▸ The problem:
State how many lines of the entries below hold the word "matplotlib"; reply with nothing but the number.
==== Items ====
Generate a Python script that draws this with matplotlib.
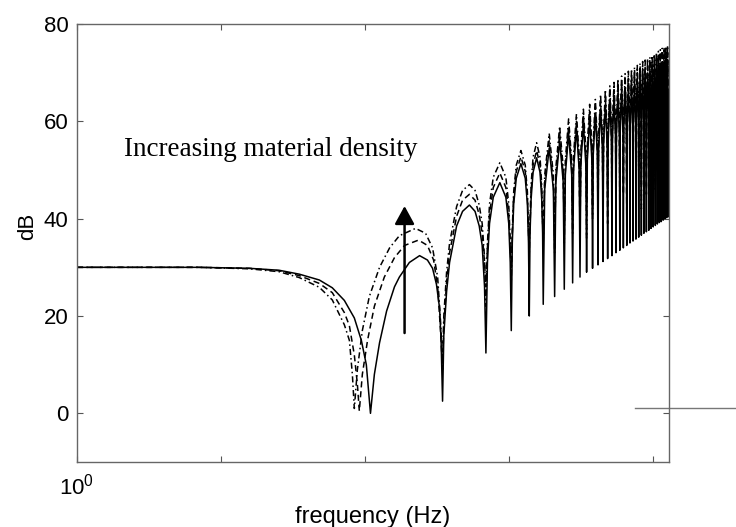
import matplotlib
matplotlib.use("Agg")
import matplotlib.pyplot as plt

plt.rcParams['font.family'] = ['Liberation Sans', 'DejaVu Sans']
plt.rcParams['mathtext.fontset'] = 'custom'
plt.rcParams['mathtext.rm'] = 'Liberation Sans'

# ---------------- data ----------------
F_END = 12880.0

# low-frequency part, one list per curve (Hz, dB)
solid_f = [1, 7, 15.7, 25.3, 34.9, 48.1, 59.2, 71.8, 84.2, 94.2, 102, 109, 116, 126, 141, 160, 173, 203, 239, 271, 294, 313, 329, 337, 345,
           352, 368, 386, 432, 475, 530, 580, 620, 650, 675, 690,
           707, 731, 776, 862, 949, 994, 1018, 1035,
           1052, 1076, 1121, 1207, 1294, 1339, 1363, 1380,
           1397, 1421, 1466, 1552, 1639, 1684, 1708, 1725]
solid_db = [30.0, 30.0, 29.8, 29.4, 28.6, 27.4, 25.8, 23.2, 19.6, 15.0, 10.0, 0.0, 8.0, 14.5, 21.0, 26.0, 28.0, 31.0, 32.4, 31.5, 29.8, 26.5, 21.6, 15.0, 2.5,
            16, 25, 31, 38.5, 41.5, 42.8, 41.5, 38.5, 34.5, 26, 12.4,
            31, 39, 44.4, 47.4, 44.4, 39, 31, 17,
            35, 43, 48.3, 51.3, 48.3, 43, 35, 20,
            37, 44, 49.5, 52.5, 49.5, 44, 37, 22.4]

dashed_f = [1, 7, 15.7, 25.3, 34.9, 48.1, 59.2, 71.8, 77.8, 84.2, 88.4, 91.2, 95.7, 104, 116, 136, 160, 188, 235, 271, 299, 319, 334, 345,
            352, 368, 386, 432, 475, 530, 580, 620, 650, 675, 690,
            707, 731, 776, 862, 949, 994, 1018, 1035,
            1052, 1076, 1121, 1207, 1294, 1339, 1363, 1380,
            1397, 1421, 1466, 1552, 1639, 1684, 1708, 1725]
dashed_db = [30.0, 30.0, 29.8, 29.3, 28.3, 26.7, 24.8, 20.7, 18.0, 12.0, 6.0, 0.5, 8.0, 15.0, 22.0, 28.0, 32.0, 34.5, 35.6, 34.5, 31.5, 26.0, 17.0, 9.0,
             18, 27, 33, 40.5, 43.8, 45.0, 43.8, 40.8, 37, 31, 26,
             34, 41, 46.4, 49.4, 46.4, 41, 34, 30,
             37, 44.5, 49.7, 52.7, 49.7, 44.5, 38, 36,
             38.5, 45.5, 51, 54, 51, 45.5, 39, 38]

dashdot_f = [1, 7, 15.7, 25.3, 34.9, 48.1, 59.2, 71.8, 77.8, 81.6, 84.2, 88.4, 95.7, 107, 126, 148, 173, 224, 263, 294, 319, 334, 345,
             352, 368, 386, 432, 475, 530, 580, 620, 650, 675, 690,
             707, 731, 776, 862, 949, 994, 1018, 1035,
             1052, 1076, 1121, 1207, 1294, 1339, 1363, 1380,
             1397, 1421, 1466, 1552, 1639, 1684, 1708, 1725]
dashdot_db = [30.0, 30.0, 29.7, 29.1, 27.9, 25.9, 23.3, 18.2, 15.0, 8.0, 1.0, 9.0, 17.0, 24.0, 30.0, 34.0, 36.5, 38.0, 37.0, 34.0, 28.0, 19.0, 11.0,
              20, 29, 35, 42.5, 45.8, 47.0, 45.8, 42.8, 39, 32, 22,
              35, 43, 48.5, 51.5, 48.5, 43, 35.5, 27,
              38, 45.5, 51, 54, 51, 45.5, 37, 33,
              40, 47, 52.6, 55.6, 52.6, 47, 40, 35]

# dense high-frequency part (shared frequencies): each hump = left shoulder, top, right shoulder, notch
shoulder_l_hz = [1766, 2111, 2456, 2801, 3146, 3491, 3836, 4181, 4526, 4871, 5216, 5561, 5906, 6251, 6596, 6941,
                 7286, 7631, 7976, 8321, 8666, 9011, 9356, 9701, 10046, 10391, 10736, 11081, 11426, 11771, 12116, 12461]
peak_hz = [1898, 2243, 2588, 2933, 3278, 3623, 3968, 4313, 4658, 5003, 5348, 5693, 6038, 6383, 6728, 7073,
           7418, 7763, 8108, 8453, 8798, 9143, 9488, 9833, 10178, 10523, 10868, 11213, 11558, 11903, 12248, 12593]
shoulder_r_hz = [2029, 2374, 2719, 3064, 3409, 3754, 4099, 4444, 4789, 5134, 5479, 5824, 6169, 6514, 6859, 7204,
                 7549, 7894, 8239, 8584, 8929, 9274, 9619, 9964, 10309, 10654, 10999, 11344, 11689, 12034, 12379, 12724]
notch_hz = [2070, 2415, 2760, 3105, 3450, 3795, 4140, 4485, 4830, 5175, 5520, 5865, 6210, 6555, 6900, 7245,
            7590, 7935, 8280, 8625, 8970, 9315, 9660, 10005, 10350, 10695, 11040, 11385, 11730, 12075, 12420, 12765]

peak_solid = [54.5, 56.0, 57.5, 58.5, 59.5, 60.5, 61.5, 62.5, 63.5, 64.3, 65.0, 65.7, 66.3, 66.8, 67.3, 67.7,
              68.1, 68.5, 68.9, 69.3, 69.6, 69.9, 70.2, 70.5, 70.8, 71.1, 71.4, 71.7, 72.0, 72.2, 72.4, 72.6]
peak_dashed = [56.0, 57.5, 59.0, 60.0, 61.0, 62.0, 63.0, 64.0, 65.0, 65.8, 66.5, 67.2, 67.8, 68.3, 68.8, 69.2,
               69.6, 70.0, 70.4, 70.8, 71.1, 71.4, 71.7, 72.0, 72.3, 72.6, 72.9, 73.2, 73.5, 73.7, 73.9, 74.1]
peak_dashdot = [57.5, 59.0, 60.5, 61.5, 62.5, 63.5, 64.5, 65.5, 66.5, 67.3, 68.0, 68.7, 69.3, 69.8, 70.3, 70.7,
                71.1, 71.5, 71.9, 72.3, 72.6, 72.9, 73.2, 73.5, 73.8, 74.1, 74.4, 74.7, 75.0, 75.2, 75.4, 75.6]

shoulder_solid = [46.0, 47.5, 49.0, 50.0, 51.0, 52.0, 53.0, 54.0, 55.0, 55.8, 56.5, 57.2, 57.8, 58.3, 58.8, 59.2,
                  59.6, 60.0, 60.4, 60.8, 61.1, 61.4, 61.7, 62.0, 62.3, 62.6, 62.9, 63.2, 63.5, 63.7, 63.9, 64.1]
shoulder_dashed = [47.5, 49.0, 50.5, 51.5, 52.5, 53.5, 54.5, 55.5, 56.5, 57.3, 58.0, 58.7, 59.3, 59.8, 60.3, 60.7,
                   61.1, 61.5, 61.9, 62.3, 62.6, 62.9, 63.2, 63.5, 63.8, 64.1, 64.4, 64.7, 65.0, 65.2, 65.4, 65.6]
shoulder_dashdot = [49.0, 50.5, 52.0, 53.0, 54.0, 55.0, 56.0, 57.0, 58.0, 58.8, 59.5, 60.2, 60.8, 61.3, 61.8, 62.2,
                    62.6, 63.0, 63.4, 63.8, 64.1, 64.4, 64.7, 65.0, 65.3, 65.6, 65.9, 66.2, 66.5, 66.7, 66.9, 67.1]

notch_solid = [24.0, 25.5, 26.8, 28.0, 29.0, 29.8, 30.5, 31.2, 31.8, 32.4, 33.0, 33.5, 34.0, 34.5, 35.0, 35.4,
               35.8, 36.2, 36.6, 37.0, 37.3, 37.6, 38.0, 38.3, 38.6, 38.9, 39.2, 39.4, 39.7, 40.0, 40.2, 40.4]
notch_dashed = [36, 38, 41, 37, 44, 40, 46, 42, 39, 47, 43, 48, 45, 41, 50, 46,
                44, 51, 47, 49, 45, 52, 48, 50, 46, 53, 49, 51, 48, 54, 50, 52]
notch_dashdot = [33, 35, 37, 40, 36, 42, 38, 41, 44, 39, 45, 42, 47, 44, 43, 48,
                 45, 50, 42, 47, 51, 46, 49, 53, 47, 50, 52, 48, 55, 49, 53, 51]

end_solid, end_dashed, end_dashdot = 55.0, 58.0, 60.0

# stray horizontal trace at right edge of the original image
stray_f = [7480, 37750]
stray_db = [1.0, 1.0]

# annotation
arrow_f = 188
arrow_db = (16.5, 42.6)
label_text = "Increasing material density"


def assemble(f_low, db_low, sh_db, peaks, notches, last):
    f = list(f_low)
    d = list(db_low)
    for i in range(len(peak_hz)):
        f += [shoulder_l_hz[i], peak_hz[i], shoulder_r_hz[i], notch_hz[i]]
        d += [sh_db[i], peaks[i], sh_db[i], notches[i]]
    f.append(F_END)
    d.append(last)
    return f, d


fig = plt.figure(figsize=(7.36, 5.27), dpi=100)
ax = fig.add_axes([77 / 736, (527 - 462) / 527, (669 - 77) / 736, (462 - 24) / 527])

LW = 1.1
f, d = assemble(dashdot_f, dashdot_db, shoulder_dashdot, peak_dashdot, notch_dashdot, end_dashdot)
ax.plot(f, d, color='black', lw=LW, linestyle=(0, (4, 2, 1, 2)))
f, d = assemble(dashed_f, dashed_db, shoulder_dashed, peak_dashed, notch_dashed, end_dashed)
ax.plot(f, d, color='black', lw=LW, linestyle=(0, (4, 2.5)))
f, d = assemble(solid_f, solid_db, shoulder_solid, peak_solid, notch_solid, end_solid)
ax.plot(f, d, color='black', lw=LW, linestyle='-')

ax.plot(stray_f, stray_db, color='#777777', lw=1.0, clip_on=False)

ax.set_xscale('log')
ax.set_xlim(1, F_END)
ax.set_ylim(-10, 80)
ax.set_xticks([1, 10, 100, 1000, 10000])
ax.set_xticklabels([r'$\mathregular{10^0}$', '', '', '', ''])
ax.xaxis.set_minor_locator(matplotlib.ticker.NullLocator())
ax.set_yticks([0, 20, 40, 60, 80])
ax.set_yticklabels(['0', '20', '40', '60', '80'])

ax.tick_params(axis='both', which='major', direction='in', length=4.5, width=0.8,
               color='#555555', labelsize=16, top=True, right=True)
ax.tick_params(axis='y', pad=6)
ax.tick_params(axis='x', pad=8)
for s in ax.spines.values():
    s.set_color('#666666')
    s.set_linewidth(1.0)

ax.set_xlabel('frequency (Hz)', fontsize=17)
ax.xaxis.set_label_coords(0.5, -0.100)
ax.set_ylabel('dB', fontsize=16)
ax.yaxis.label.set_va('center')
ax.yaxis.set_label_coords(-0.084, 0.539)

ax.annotate('', xy=(arrow_f, arrow_db[1]), xytext=(arrow_f, arrow_db[0]),
            arrowprops=dict(arrowstyle='-|>,head_length=0.55,head_width=0.3', lw=1.8,
                            color='black', shrinkA=0, shrinkB=0, mutation_scale=20))
ax.text(2.11, 52.9, label_text, fontsize=19.5, family=['Liberation Serif', 'DejaVu Serif'],
        va='baseline', ha='left')

fig.savefig('out.png', dpi=100)
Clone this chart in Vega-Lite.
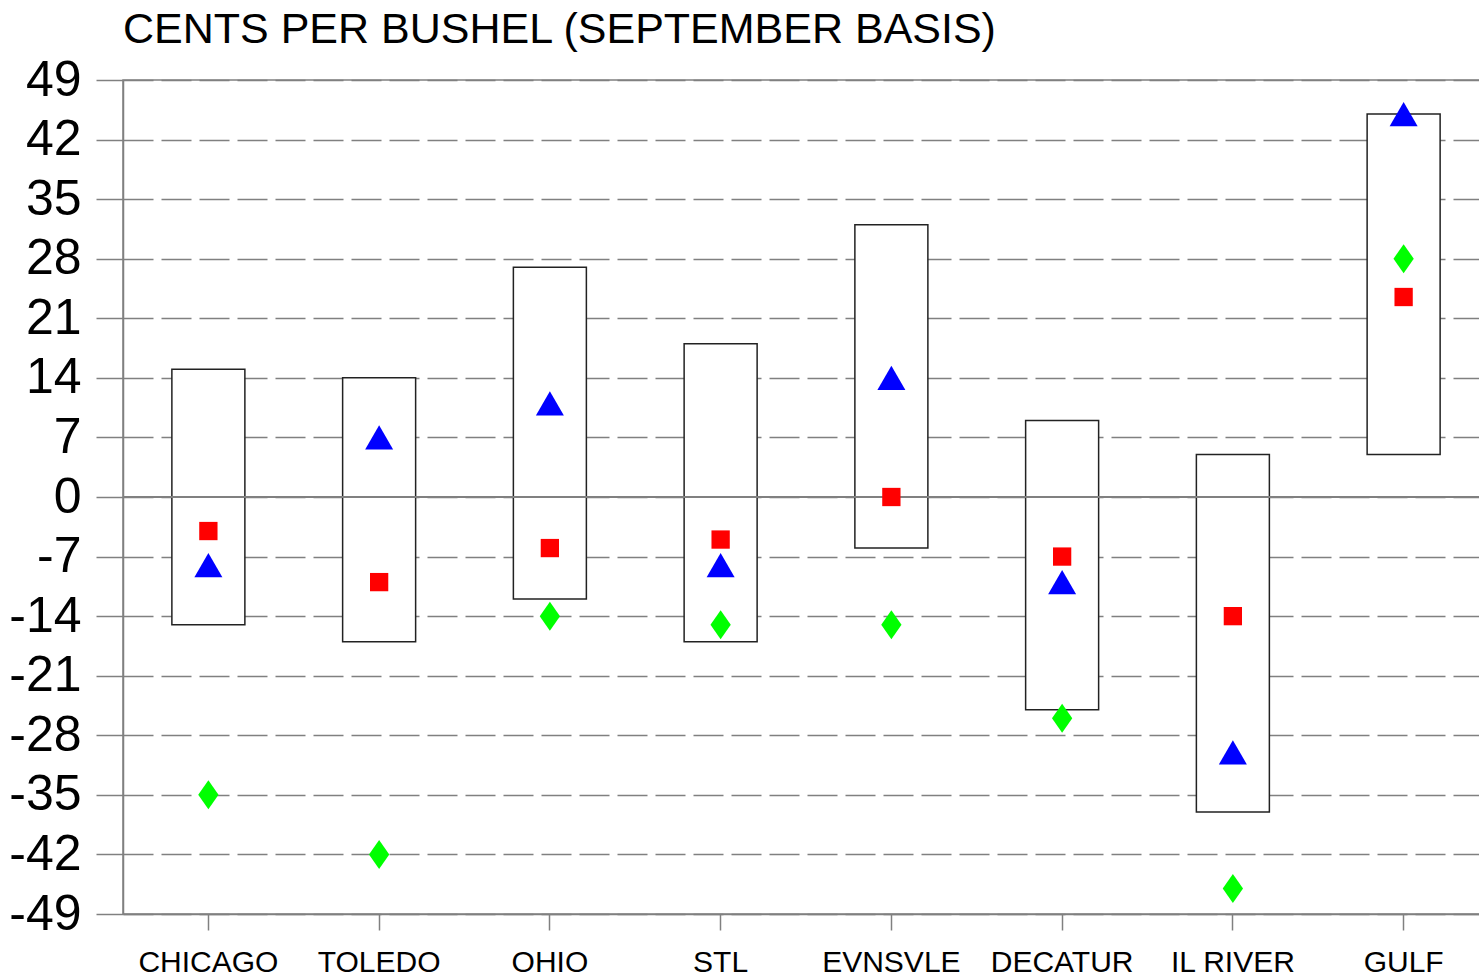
{
  "$schema": "https://vega.github.io/schema/vega-lite/v6.json",
  "autosize": {"type": "none"},
  "width": 1366,
  "height": 834,
  "padding": {"left": 123, "top": 80, "right": -10, "bottom": 65},
  "background": "white",
  "title": {
    "text": "CENTS PER BUSHEL (SEPTEMBER BASIS)",
    "anchor": "start",
    "frame": "group",
    "fontSize": 43,
    "fontWeight": "normal",
    "font": "Liberation Sans",
    "color": "black",
    "offset": 3
  },
  "config": {
    "view": {"stroke": "#808080", "strokeWidth": 1.5},
    "axis": {
      "labelFont": "Liberation Sans",
      "labelColor": "black",
      "domainColor": "#808080",
      "domainWidth": 1.5,
      "tickColor": "#808080",
      "tickWidth": 1.5,
      "title": null
    }
  },
  "data": {
    "values": [
      {"location": "CHICAGO", "low": -15, "high": 15, "sq": -4, "tri": -8, "dia": -35},
      {"location": "TOLEDO", "low": -17, "high": 14, "sq": -10, "tri": 7, "dia": -42},
      {"location": "OHIO", "low": -12, "high": 27, "sq": -6, "tri": 11, "dia": -14},
      {"location": "STL", "low": -17, "high": 18, "sq": -5, "tri": -8, "dia": -15},
      {"location": "EVNSVLE", "low": -6, "high": 32, "sq": 0, "tri": 14, "dia": -15},
      {"location": "DECATUR", "low": -25, "high": 9, "sq": -7, "tri": -10, "dia": -26},
      {"location": "IL RIVER", "low": -37, "high": 5, "sq": -14, "tri": -30, "dia": -46},
      {"location": "GULF", "low": 5, "high": 45, "sq": 23.5, "tri": 45, "dia": 28}
    ]
  },
  "encoding": {
    "x": {
      "field": "location",
      "type": "nominal",
      "sort": null,
      "scale": {"type": "band", "paddingInner": 0, "paddingOuter": 0},
      "axis": {
        "labelAngle": 0,
        "labelFontSize": 30,
        "labelPadding": 17,
        "tickSize": 16,
        "grid": false,
        "labelOverlap": false
      }
    }
  },
  "layer": [
    {
      "mark": {"type": "bar", "size": 73, "fill": "white", "stroke": "#222222", "strokeWidth": 1.5},
      "encoding": {
        "y": {
          "field": "low",
          "type": "quantitative",
          "scale": {"domain": [-49, 49], "nice": false, "zero": false},
          "axis": {
            "values": [-49, -42, -35, -28, -21, -14, -7, 0, 7, 14, 21, 28, 35, 42, 49],
            "labelFontSize": 50,
            "labelPadding": 15,
            "tickSize": 27,
            "labelExpr": "'' + datum.value",
            "grid": true,
            "gridColor": "#808080",
            "gridWidth": 1.5,
            "gridDash": [30, 8],
            "labelOverlap": false,
            "labelBound": false
          }
        },
        "y2": {"field": "high"}
      }
    },
    {
      "mark": {"type": "rule", "color": "#808080", "strokeWidth": 1.5},
      "encoding": {"y": {"datum": 0, "type": "quantitative"}, "x": {"value": 0}, "x2": {"value": 1366}}
    },
    {
      "mark": {"type": "point", "shape": "square", "filled": true, "fill": "#FF0000", "size": 335, "opacity": 1, "strokeWidth": 0},
      "encoding": {"y": {"field": "sq", "type": "quantitative"}}
    },
    {
      "mark": {"type": "point", "shape": "triangle-up", "filled": true, "fill": "#0000FF", "size": 784, "opacity": 1, "strokeWidth": 0},
      "encoding": {"y": {"field": "tri", "type": "quantitative"}}
    },
    {
      "mark": {"type": "point", "shape": "M0,-1L0.7,0L0,1L-0.7,0Z", "filled": true, "fill": "#00FF00", "size": 841, "opacity": 1, "strokeWidth": 0},
      "encoding": {"y": {"field": "dia", "type": "quantitative"}}
    }
  ]
}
====
▸ Worked solution:
5